%%

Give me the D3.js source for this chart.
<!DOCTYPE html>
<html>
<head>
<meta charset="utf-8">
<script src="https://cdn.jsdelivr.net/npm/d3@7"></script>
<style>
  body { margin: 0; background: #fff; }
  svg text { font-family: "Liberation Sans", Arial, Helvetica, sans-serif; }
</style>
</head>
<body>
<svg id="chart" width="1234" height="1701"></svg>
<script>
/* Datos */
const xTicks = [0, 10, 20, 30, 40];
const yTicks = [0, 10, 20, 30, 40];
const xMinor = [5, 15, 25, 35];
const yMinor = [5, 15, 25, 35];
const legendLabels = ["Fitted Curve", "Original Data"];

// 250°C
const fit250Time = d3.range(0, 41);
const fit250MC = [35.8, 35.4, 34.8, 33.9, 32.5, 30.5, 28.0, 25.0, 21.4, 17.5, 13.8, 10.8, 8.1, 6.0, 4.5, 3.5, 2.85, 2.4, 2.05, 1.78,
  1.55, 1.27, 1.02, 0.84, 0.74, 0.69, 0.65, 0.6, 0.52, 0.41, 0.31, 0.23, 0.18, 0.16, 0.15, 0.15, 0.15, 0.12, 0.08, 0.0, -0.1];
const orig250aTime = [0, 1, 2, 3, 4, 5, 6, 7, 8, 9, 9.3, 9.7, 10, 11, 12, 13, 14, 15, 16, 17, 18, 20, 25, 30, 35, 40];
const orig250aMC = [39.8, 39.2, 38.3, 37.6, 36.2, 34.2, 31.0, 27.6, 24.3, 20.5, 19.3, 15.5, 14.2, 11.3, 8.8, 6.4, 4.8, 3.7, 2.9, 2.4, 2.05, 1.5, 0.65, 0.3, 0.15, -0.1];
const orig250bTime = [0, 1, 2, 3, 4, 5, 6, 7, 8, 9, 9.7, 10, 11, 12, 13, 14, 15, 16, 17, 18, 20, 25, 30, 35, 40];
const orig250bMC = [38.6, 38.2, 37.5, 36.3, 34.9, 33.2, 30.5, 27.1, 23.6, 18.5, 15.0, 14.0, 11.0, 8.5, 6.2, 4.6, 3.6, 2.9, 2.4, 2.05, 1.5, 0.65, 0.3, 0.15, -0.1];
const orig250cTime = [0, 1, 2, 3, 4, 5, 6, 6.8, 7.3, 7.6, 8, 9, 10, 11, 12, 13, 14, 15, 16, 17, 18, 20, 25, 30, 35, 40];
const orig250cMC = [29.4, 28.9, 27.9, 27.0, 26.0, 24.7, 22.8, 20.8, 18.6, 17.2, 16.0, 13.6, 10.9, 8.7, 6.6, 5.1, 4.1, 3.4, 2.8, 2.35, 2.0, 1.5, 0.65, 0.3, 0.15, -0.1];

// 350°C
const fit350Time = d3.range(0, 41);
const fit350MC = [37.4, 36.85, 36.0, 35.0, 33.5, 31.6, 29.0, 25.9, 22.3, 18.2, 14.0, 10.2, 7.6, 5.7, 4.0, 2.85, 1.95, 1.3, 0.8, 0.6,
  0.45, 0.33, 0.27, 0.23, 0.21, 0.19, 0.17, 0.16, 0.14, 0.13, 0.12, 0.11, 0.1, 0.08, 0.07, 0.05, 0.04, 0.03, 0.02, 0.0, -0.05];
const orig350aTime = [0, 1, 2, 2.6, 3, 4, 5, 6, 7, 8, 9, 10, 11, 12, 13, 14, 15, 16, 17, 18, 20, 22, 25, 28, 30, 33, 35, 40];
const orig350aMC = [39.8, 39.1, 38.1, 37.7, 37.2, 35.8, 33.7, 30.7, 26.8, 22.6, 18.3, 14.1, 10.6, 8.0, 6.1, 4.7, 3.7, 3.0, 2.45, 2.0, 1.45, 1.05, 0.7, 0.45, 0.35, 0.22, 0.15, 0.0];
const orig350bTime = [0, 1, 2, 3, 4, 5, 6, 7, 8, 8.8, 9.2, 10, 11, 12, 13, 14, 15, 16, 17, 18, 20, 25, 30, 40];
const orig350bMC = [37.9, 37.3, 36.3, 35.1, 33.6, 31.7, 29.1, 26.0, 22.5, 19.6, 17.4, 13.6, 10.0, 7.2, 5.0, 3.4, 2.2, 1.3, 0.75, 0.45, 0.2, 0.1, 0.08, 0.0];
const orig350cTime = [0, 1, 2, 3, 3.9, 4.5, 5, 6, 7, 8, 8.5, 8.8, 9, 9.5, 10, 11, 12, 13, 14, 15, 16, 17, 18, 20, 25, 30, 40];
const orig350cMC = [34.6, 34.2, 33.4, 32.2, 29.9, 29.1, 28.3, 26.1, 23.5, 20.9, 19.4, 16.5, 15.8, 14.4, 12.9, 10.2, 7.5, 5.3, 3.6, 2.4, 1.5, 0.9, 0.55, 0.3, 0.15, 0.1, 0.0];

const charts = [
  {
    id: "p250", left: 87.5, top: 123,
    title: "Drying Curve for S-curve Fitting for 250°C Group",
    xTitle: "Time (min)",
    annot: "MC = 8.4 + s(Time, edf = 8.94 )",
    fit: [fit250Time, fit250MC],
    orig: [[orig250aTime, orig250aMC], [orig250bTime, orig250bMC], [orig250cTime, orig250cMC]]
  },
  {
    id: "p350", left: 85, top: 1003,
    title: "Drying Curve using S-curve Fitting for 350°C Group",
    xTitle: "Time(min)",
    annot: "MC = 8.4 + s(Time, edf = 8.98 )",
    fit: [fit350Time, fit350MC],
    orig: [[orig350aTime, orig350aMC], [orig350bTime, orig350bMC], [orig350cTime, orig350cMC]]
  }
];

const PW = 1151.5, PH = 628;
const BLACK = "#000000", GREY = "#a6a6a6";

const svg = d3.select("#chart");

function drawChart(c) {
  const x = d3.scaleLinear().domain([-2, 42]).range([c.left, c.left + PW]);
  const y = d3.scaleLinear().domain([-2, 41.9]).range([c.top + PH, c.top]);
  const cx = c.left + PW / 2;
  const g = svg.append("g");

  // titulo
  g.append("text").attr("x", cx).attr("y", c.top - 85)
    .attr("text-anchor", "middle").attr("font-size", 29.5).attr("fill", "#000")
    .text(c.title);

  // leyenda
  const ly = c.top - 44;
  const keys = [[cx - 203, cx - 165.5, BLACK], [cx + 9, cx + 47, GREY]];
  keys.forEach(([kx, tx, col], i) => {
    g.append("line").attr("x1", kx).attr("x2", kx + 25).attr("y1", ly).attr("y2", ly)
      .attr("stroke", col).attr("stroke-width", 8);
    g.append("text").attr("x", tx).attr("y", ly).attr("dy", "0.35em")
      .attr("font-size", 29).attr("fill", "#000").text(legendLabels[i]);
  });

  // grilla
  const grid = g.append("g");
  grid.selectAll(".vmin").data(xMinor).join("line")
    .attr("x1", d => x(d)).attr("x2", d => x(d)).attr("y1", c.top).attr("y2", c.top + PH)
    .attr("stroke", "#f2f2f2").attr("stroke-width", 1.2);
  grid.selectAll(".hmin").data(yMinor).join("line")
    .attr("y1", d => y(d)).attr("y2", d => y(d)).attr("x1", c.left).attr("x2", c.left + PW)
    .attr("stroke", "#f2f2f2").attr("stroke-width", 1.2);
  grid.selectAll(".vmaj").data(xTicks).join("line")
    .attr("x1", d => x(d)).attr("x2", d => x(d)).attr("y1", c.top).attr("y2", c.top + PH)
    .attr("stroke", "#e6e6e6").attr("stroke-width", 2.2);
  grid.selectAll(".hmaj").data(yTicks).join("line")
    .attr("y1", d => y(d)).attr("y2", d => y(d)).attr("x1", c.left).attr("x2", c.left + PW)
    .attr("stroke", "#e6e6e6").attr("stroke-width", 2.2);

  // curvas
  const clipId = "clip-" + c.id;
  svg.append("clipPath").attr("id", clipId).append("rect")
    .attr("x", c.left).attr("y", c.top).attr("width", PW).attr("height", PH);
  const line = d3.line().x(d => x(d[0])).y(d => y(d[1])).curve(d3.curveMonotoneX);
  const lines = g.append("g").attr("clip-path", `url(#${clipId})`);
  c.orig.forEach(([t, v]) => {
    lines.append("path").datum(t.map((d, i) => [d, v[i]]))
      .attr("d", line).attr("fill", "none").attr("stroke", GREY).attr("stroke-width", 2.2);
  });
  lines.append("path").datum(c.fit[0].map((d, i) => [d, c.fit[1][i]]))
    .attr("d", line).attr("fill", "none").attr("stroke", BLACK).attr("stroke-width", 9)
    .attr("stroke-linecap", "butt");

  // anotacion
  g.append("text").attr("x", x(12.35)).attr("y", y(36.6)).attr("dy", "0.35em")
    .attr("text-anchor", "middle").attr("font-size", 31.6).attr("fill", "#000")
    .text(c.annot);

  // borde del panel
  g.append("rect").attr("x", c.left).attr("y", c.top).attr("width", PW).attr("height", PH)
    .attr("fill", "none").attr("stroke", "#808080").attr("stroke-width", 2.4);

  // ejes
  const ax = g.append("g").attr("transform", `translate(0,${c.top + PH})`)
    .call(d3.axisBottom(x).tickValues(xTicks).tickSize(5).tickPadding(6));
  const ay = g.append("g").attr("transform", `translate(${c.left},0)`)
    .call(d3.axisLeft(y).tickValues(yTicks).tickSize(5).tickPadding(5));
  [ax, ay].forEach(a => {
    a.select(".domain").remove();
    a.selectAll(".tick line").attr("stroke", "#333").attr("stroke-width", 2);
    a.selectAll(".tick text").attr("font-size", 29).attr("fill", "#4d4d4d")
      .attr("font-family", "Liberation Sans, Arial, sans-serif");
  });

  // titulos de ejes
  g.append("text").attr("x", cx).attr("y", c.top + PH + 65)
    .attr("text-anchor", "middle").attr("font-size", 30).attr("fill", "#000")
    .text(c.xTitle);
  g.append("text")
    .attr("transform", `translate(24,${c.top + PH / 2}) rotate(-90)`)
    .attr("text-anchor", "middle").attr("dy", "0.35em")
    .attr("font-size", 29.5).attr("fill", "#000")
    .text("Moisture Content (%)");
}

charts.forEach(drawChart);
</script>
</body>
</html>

%%

DESCRIPTION OF THE TASK – Print, please, the lines above from the very first through the one that holds "2.0, 1.5, 0.65, 0.3, 0.15, -0.1];", both included, word for word and with nothing else.

FINISHED TASK –
Give me the D3.js source for this chart.
<!DOCTYPE html>
<html>
<head>
<meta charset="utf-8">
<script src="https://cdn.jsdelivr.net/npm/d3@7"></script>
<style>
  body { margin: 0; background: #fff; }
  svg text { font-family: "Liberation Sans", Arial, Helvetica, sans-serif; }
</style>
</head>
<body>
<svg id="chart" width="1234" height="1701"></svg>
<script>
/* Datos */
const xTicks = [0, 10, 20, 30, 40];
const yTicks = [0, 10, 20, 30, 40];
const xMinor = [5, 15, 25, 35];
const yMinor = [5, 15, 25, 35];
const legendLabels = ["Fitted Curve", "Original Data"];

// 250°C
const fit250Time = d3.range(0, 41);
const fit250MC = [35.8, 35.4, 34.8, 33.9, 32.5, 30.5, 28.0, 25.0, 21.4, 17.5, 13.8, 10.8, 8.1, 6.0, 4.5, 3.5, 2.85, 2.4, 2.05, 1.78,
  1.55, 1.27, 1.02, 0.84, 0.74, 0.69, 0.65, 0.6, 0.52, 0.41, 0.31, 0.23, 0.18, 0.16, 0.15, 0.15, 0.15, 0.12, 0.08, 0.0, -0.1];
const orig250aTime = [0, 1, 2, 3, 4, 5, 6, 7, 8, 9, 9.3, 9.7, 10, 11, 12, 13, 14, 15, 16, 17, 18, 20, 25, 30, 35, 40];
const orig250aMC = [39.8, 39.2, 38.3, 37.6, 36.2, 34.2, 31.0, 27.6, 24.3, 20.5, 19.3, 15.5, 14.2, 11.3, 8.8, 6.4, 4.8, 3.7, 2.9, 2.4, 2.05, 1.5, 0.65, 0.3, 0.15, -0.1];
const orig250bTime = [0, 1, 2, 3, 4, 5, 6, 7, 8, 9, 9.7, 10, 11, 12, 13, 14, 15, 16, 17, 18, 20, 25, 30, 35, 40];
const orig250bMC = [38.6, 38.2, 37.5, 36.3, 34.9, 33.2, 30.5, 27.1, 23.6, 18.5, 15.0, 14.0, 11.0, 8.5, 6.2, 4.6, 3.6, 2.9, 2.4, 2.05, 1.5, 0.65, 0.3, 0.15, -0.1];
const orig250cTime = [0, 1, 2, 3, 4, 5, 6, 6.8, 7.3, 7.6, 8, 9, 10, 11, 12, 13, 14, 15, 16, 17, 18, 20, 25, 30, 35, 40];
const orig250cMC = [29.4, 28.9, 27.9, 27.0, 26.0, 24.7, 22.8, 20.8, 18.6, 17.2, 16.0, 13.6, 10.9, 8.7, 6.6, 5.1, 4.1, 3.4, 2.8, 2.35, 2.0, 1.5, 0.65, 0.3, 0.15, -0.1];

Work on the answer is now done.